[Work to be completed]:
All lines from the beginning of the listing through the line with "year_end = 364" are to be copied word for word; the pictures are not.
== == ==
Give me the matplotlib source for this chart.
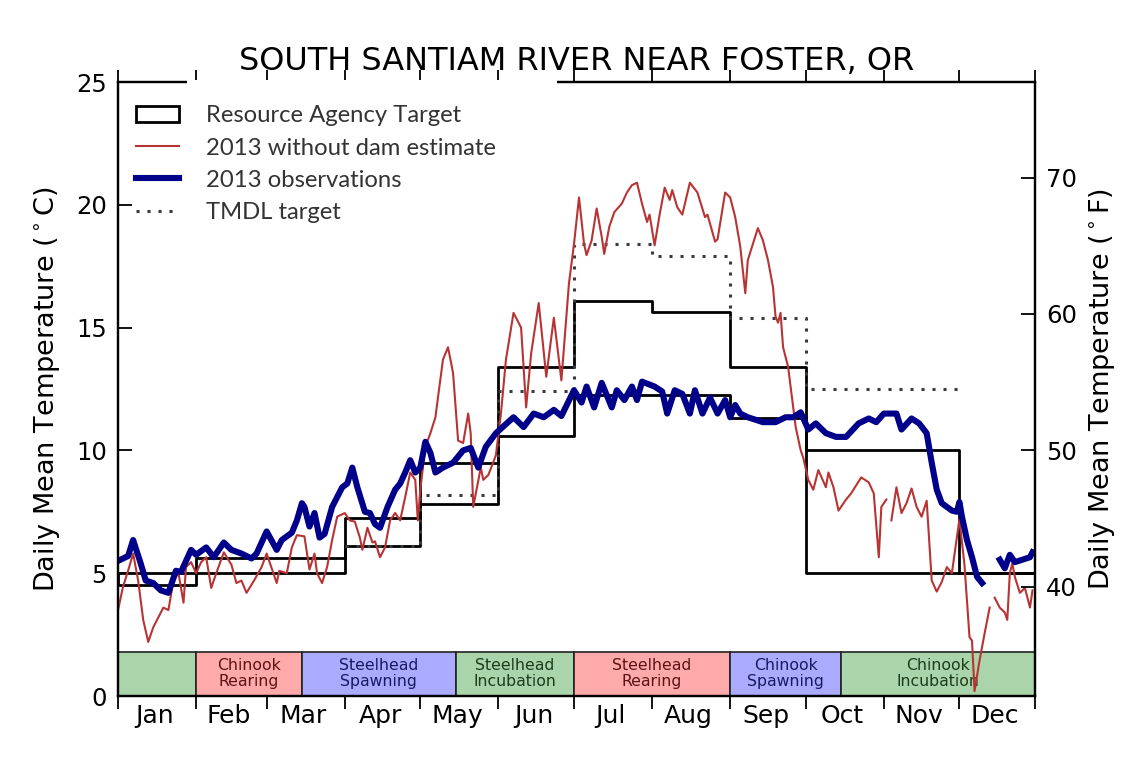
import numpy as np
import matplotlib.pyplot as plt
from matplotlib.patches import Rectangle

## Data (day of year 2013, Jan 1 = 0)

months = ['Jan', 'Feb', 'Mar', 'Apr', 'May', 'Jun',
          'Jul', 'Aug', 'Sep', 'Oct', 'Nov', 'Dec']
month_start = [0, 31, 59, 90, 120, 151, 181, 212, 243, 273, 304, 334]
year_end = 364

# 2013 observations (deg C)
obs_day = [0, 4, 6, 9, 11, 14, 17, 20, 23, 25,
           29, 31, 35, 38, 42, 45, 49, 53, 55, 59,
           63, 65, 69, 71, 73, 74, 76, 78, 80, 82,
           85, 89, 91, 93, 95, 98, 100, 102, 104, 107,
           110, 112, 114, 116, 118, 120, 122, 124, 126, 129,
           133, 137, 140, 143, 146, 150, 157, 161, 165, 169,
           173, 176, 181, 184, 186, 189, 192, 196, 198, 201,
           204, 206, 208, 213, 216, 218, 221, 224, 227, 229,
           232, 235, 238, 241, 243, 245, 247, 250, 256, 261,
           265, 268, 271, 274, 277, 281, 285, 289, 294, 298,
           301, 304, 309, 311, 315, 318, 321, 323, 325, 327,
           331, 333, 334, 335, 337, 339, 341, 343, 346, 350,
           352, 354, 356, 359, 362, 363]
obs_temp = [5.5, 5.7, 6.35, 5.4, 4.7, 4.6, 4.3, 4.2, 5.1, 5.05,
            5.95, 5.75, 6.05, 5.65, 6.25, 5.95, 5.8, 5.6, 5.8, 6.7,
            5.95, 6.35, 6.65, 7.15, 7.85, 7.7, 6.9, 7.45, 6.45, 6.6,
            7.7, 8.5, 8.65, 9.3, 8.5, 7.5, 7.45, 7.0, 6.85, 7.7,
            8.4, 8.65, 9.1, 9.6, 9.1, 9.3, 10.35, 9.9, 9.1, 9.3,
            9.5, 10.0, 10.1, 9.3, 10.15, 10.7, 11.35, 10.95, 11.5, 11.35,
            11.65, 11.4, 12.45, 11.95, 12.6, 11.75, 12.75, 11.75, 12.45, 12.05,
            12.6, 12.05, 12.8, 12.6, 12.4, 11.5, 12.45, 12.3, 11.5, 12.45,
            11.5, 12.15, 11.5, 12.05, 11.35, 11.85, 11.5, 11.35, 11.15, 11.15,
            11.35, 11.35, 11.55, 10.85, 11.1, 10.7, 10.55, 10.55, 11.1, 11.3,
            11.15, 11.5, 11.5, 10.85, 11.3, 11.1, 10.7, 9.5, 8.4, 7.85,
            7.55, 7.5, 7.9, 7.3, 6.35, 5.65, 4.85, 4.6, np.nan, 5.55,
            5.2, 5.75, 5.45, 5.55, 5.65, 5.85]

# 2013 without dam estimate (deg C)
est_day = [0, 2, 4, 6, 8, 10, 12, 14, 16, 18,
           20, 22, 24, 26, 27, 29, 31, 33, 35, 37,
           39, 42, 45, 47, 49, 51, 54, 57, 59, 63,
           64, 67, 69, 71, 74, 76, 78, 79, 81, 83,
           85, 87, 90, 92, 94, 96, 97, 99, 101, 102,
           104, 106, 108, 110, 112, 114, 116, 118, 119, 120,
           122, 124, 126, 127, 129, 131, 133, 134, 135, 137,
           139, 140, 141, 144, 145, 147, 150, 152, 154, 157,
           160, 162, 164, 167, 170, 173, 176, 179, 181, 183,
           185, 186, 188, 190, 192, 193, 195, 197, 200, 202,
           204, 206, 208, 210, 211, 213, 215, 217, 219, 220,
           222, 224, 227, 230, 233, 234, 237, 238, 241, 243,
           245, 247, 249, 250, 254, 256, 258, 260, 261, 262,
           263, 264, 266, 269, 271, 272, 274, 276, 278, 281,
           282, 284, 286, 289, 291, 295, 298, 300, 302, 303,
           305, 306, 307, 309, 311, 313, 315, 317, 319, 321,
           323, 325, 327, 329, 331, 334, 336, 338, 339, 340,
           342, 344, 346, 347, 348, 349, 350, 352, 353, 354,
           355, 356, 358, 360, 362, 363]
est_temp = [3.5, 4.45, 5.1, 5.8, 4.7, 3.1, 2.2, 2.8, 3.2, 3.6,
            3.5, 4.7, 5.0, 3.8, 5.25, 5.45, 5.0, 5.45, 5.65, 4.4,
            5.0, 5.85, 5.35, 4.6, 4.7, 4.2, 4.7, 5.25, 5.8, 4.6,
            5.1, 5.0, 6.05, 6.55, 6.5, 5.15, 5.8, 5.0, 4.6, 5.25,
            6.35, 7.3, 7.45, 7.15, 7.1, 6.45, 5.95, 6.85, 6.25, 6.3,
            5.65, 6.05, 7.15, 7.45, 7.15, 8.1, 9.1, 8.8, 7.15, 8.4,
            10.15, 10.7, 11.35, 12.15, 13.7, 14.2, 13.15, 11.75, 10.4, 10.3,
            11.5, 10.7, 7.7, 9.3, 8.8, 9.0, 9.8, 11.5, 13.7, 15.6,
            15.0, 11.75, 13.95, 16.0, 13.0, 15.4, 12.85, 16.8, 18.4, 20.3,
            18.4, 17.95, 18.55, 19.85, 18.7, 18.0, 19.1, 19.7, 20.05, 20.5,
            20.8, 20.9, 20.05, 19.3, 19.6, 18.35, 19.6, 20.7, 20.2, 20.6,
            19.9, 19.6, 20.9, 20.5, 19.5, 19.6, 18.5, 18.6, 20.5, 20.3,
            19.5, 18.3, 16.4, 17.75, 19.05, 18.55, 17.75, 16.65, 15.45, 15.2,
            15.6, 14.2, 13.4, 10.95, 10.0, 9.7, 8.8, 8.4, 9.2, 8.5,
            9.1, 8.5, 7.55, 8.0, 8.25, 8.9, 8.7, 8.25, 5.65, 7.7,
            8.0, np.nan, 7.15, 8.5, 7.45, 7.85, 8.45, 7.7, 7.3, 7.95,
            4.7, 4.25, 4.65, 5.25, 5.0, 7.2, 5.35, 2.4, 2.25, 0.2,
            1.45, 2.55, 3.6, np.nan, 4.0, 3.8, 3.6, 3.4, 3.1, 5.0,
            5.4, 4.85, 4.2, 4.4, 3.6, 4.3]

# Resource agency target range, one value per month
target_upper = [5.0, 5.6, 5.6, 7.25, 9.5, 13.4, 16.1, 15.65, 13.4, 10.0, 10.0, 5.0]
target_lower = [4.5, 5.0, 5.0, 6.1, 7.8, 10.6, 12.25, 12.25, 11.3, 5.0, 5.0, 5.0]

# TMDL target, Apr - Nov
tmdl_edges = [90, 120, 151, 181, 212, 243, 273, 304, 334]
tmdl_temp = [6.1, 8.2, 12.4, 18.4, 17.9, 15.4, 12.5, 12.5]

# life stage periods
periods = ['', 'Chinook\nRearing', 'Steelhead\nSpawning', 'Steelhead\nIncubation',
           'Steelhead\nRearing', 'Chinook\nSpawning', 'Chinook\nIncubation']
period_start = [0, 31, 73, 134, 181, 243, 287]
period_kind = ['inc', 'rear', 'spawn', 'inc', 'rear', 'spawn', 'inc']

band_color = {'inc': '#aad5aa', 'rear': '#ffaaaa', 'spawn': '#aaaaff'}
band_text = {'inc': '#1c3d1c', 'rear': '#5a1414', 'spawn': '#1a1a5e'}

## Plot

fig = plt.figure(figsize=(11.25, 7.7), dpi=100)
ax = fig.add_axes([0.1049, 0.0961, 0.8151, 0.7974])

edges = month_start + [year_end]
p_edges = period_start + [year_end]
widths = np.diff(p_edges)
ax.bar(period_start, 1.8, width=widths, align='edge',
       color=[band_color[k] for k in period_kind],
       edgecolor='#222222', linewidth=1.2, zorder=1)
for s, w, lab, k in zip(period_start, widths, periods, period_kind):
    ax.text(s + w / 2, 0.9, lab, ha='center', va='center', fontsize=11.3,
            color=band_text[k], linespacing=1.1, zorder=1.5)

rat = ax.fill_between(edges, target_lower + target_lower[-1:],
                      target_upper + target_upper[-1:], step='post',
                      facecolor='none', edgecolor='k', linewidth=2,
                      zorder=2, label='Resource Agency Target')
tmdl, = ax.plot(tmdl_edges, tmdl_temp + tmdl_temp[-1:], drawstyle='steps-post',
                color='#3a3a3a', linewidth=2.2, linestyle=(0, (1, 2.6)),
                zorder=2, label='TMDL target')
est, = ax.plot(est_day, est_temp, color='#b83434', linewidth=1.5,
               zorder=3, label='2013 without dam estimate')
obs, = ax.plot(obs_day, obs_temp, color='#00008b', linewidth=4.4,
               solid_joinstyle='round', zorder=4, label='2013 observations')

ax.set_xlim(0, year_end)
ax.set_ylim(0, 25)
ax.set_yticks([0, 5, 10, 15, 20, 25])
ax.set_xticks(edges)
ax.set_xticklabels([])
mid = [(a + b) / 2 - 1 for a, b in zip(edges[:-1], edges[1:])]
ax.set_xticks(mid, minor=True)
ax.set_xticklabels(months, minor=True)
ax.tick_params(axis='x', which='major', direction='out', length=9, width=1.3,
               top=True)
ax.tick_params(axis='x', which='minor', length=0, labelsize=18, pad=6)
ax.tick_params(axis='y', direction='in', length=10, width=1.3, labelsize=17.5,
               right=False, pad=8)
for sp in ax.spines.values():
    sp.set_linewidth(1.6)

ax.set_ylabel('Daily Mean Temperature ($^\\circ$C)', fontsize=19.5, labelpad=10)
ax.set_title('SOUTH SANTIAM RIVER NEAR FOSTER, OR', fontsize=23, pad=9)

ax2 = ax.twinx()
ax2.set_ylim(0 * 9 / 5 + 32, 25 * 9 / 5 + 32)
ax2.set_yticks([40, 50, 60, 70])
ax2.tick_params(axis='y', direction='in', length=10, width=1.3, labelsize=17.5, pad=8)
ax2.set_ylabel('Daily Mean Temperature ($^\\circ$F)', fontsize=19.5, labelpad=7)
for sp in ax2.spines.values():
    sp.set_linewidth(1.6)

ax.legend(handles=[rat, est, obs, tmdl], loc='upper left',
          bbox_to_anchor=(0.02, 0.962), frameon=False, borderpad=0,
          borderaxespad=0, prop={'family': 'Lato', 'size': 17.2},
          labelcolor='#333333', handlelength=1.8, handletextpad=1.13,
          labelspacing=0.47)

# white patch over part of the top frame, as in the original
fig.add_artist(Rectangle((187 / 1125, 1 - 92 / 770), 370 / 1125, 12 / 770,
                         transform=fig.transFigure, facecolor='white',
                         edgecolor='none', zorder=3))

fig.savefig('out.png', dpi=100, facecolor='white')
== == ==
[Written reply]:
Give me the matplotlib source for this chart.
import numpy as np
import matplotlib.pyplot as plt
from matplotlib.patches import Rectangle

## Data (day of year 2013, Jan 1 = 0)

months = ['Jan', 'Feb', 'Mar', 'Apr', 'May', 'Jun',
          'Jul', 'Aug', 'Sep', 'Oct', 'Nov', 'Dec']
month_start = [0, 31, 59, 90, 120, 151, 181, 212, 243, 273, 304, 334]
year_end = 364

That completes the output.